Data excerpts
---*---
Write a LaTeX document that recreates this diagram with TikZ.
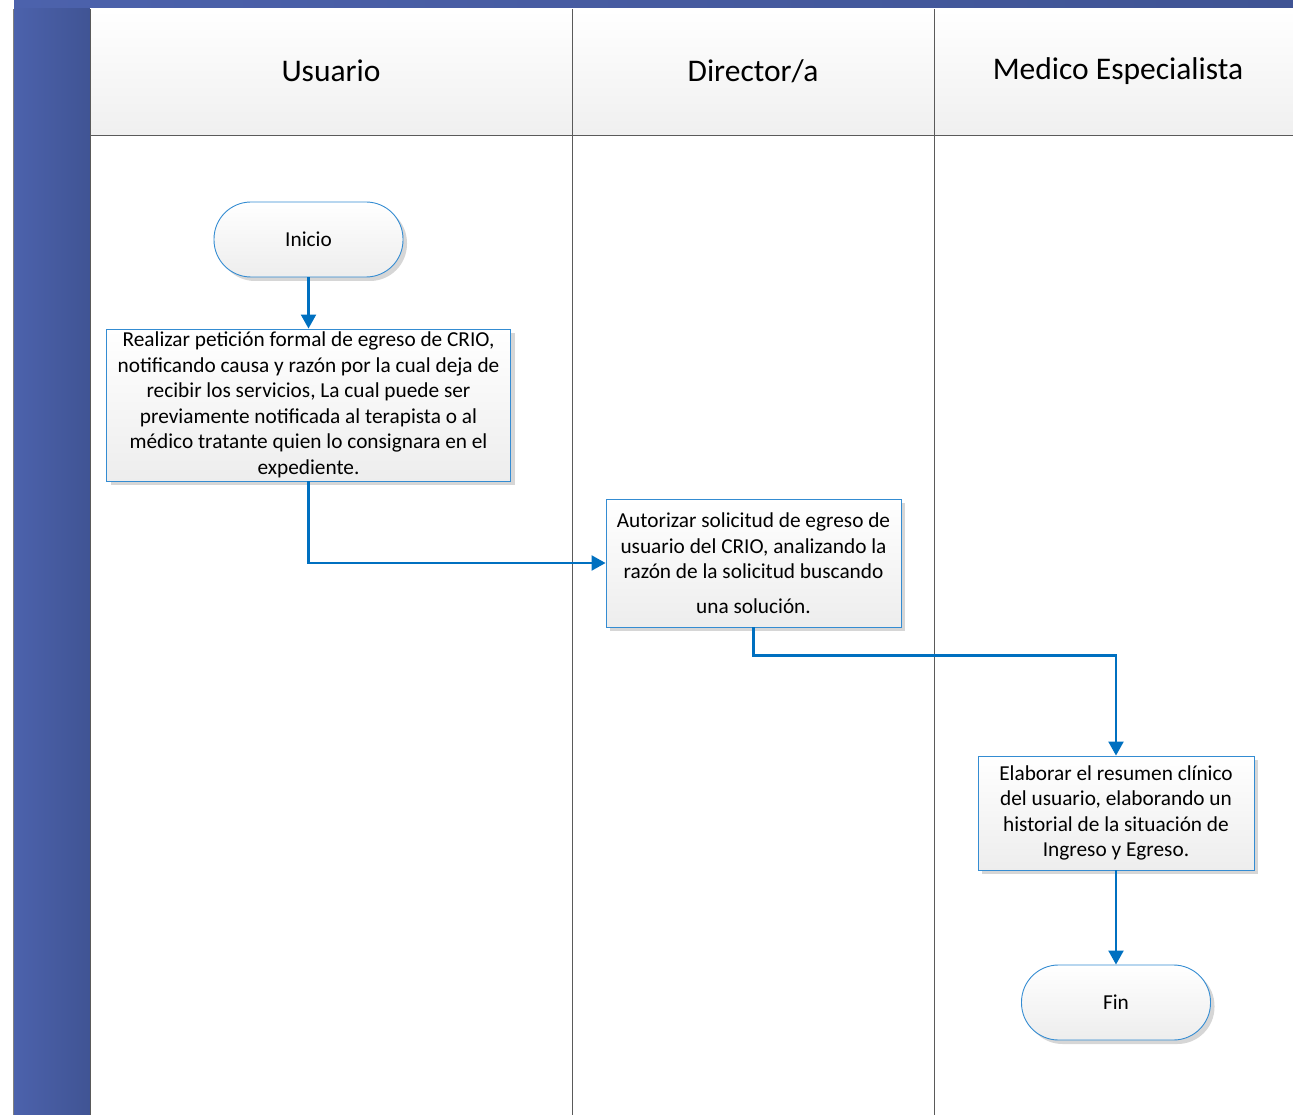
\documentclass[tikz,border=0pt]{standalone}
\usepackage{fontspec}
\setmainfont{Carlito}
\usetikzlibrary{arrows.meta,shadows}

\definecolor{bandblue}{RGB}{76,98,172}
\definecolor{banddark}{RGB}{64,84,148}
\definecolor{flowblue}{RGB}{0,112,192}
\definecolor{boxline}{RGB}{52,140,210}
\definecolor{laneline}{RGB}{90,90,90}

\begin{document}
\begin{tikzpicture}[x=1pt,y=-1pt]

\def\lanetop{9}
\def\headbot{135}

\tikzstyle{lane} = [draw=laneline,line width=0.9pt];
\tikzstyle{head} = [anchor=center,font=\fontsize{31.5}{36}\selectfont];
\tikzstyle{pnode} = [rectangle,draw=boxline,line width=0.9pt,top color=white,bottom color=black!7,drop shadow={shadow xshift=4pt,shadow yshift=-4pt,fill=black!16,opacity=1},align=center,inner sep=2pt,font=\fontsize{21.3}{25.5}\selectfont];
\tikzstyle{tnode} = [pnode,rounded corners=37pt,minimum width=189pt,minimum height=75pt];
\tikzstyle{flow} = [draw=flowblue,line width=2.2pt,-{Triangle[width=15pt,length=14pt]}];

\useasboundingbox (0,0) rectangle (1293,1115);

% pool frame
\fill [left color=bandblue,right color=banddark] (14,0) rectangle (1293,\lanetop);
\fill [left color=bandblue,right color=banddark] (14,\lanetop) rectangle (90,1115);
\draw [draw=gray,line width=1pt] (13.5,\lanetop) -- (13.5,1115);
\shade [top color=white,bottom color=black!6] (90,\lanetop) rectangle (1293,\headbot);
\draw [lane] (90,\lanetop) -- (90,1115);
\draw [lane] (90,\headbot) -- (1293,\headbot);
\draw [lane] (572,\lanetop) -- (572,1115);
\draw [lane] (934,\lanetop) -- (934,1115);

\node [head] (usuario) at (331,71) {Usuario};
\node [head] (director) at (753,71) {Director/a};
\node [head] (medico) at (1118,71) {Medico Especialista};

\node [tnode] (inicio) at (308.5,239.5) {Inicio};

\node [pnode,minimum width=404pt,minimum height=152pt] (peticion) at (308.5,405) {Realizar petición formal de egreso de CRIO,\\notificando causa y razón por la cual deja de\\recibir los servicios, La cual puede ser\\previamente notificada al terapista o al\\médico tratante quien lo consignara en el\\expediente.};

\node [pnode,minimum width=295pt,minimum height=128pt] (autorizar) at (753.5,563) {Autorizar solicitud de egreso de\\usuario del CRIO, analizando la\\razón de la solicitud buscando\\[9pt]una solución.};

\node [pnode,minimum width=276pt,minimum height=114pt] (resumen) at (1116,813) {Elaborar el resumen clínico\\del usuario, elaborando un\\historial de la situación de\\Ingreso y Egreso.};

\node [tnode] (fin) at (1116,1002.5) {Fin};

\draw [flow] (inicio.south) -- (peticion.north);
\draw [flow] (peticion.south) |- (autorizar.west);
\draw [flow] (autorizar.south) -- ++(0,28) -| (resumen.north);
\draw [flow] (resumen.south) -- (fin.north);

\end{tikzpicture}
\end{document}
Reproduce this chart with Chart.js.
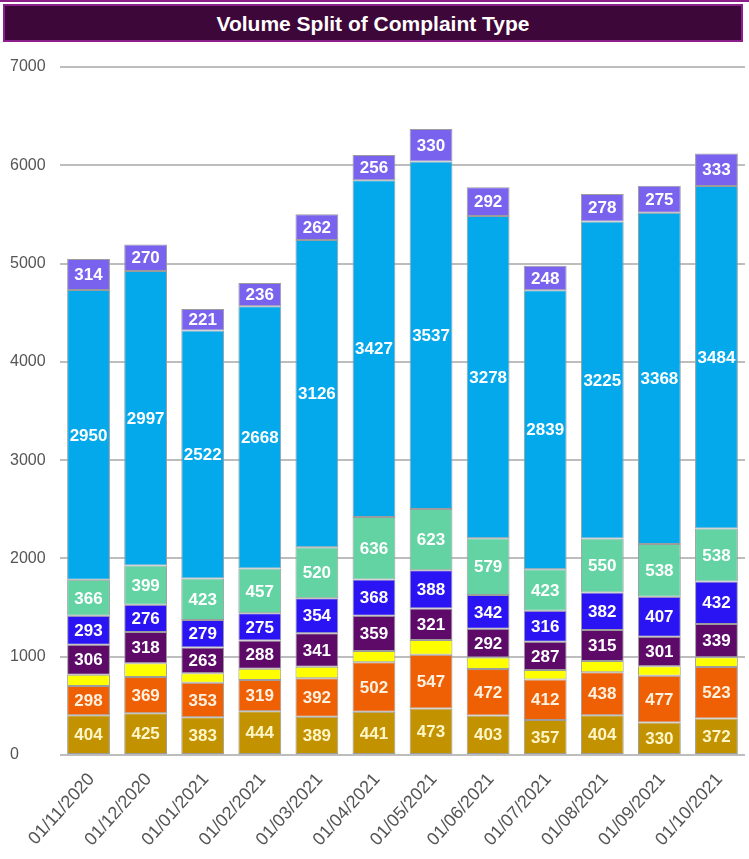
---*---
Only the lines from the start of the records to the one containing "(934,\lanetop) -- (934,1115);" should be repeated, exactly and with both ends kept; drop any pictures.

Result
Write a LaTeX document that recreates this diagram with TikZ.
\documentclass[tikz,border=0pt]{standalone}
\usepackage{fontspec}
\setmainfont{Carlito}
\usetikzlibrary{arrows.meta,shadows}

\definecolor{bandblue}{RGB}{76,98,172}
\definecolor{banddark}{RGB}{64,84,148}
\definecolor{flowblue}{RGB}{0,112,192}
\definecolor{boxline}{RGB}{52,140,210}
\definecolor{laneline}{RGB}{90,90,90}

\begin{document}
\begin{tikzpicture}[x=1pt,y=-1pt]

\def\lanetop{9}
\def\headbot{135}

\tikzstyle{lane} = [draw=laneline,line width=0.9pt];
\tikzstyle{head} = [anchor=center,font=\fontsize{31.5}{36}\selectfont];
\tikzstyle{pnode} = [rectangle,draw=boxline,line width=0.9pt,top color=white,bottom color=black!7,drop shadow={shadow xshift=4pt,shadow yshift=-4pt,fill=black!16,opacity=1},align=center,inner sep=2pt,font=\fontsize{21.3}{25.5}\selectfont];
\tikzstyle{tnode} = [pnode,rounded corners=37pt,minimum width=189pt,minimum height=75pt];
\tikzstyle{flow} = [draw=flowblue,line width=2.2pt,-{Triangle[width=15pt,length=14pt]}];

\useasboundingbox (0,0) rectangle (1293,1115);

% pool frame
\fill [left color=bandblue,right color=banddark] (14,0) rectangle (1293,\lanetop);
\fill [left color=bandblue,right color=banddark] (14,\lanetop) rectangle (90,1115);
\draw [draw=gray,line width=1pt] (13.5,\lanetop) -- (13.5,1115);
\shade [top color=white,bottom color=black!6] (90,\lanetop) rectangle (1293,\headbot);
\draw [lane] (90,\lanetop) -- (90,1115);
\draw [lane] (90,\headbot) -- (1293,\headbot);
\draw [lane] (572,\lanetop) -- (572,1115);
\draw [lane] (934,\lanetop) -- (934,1115);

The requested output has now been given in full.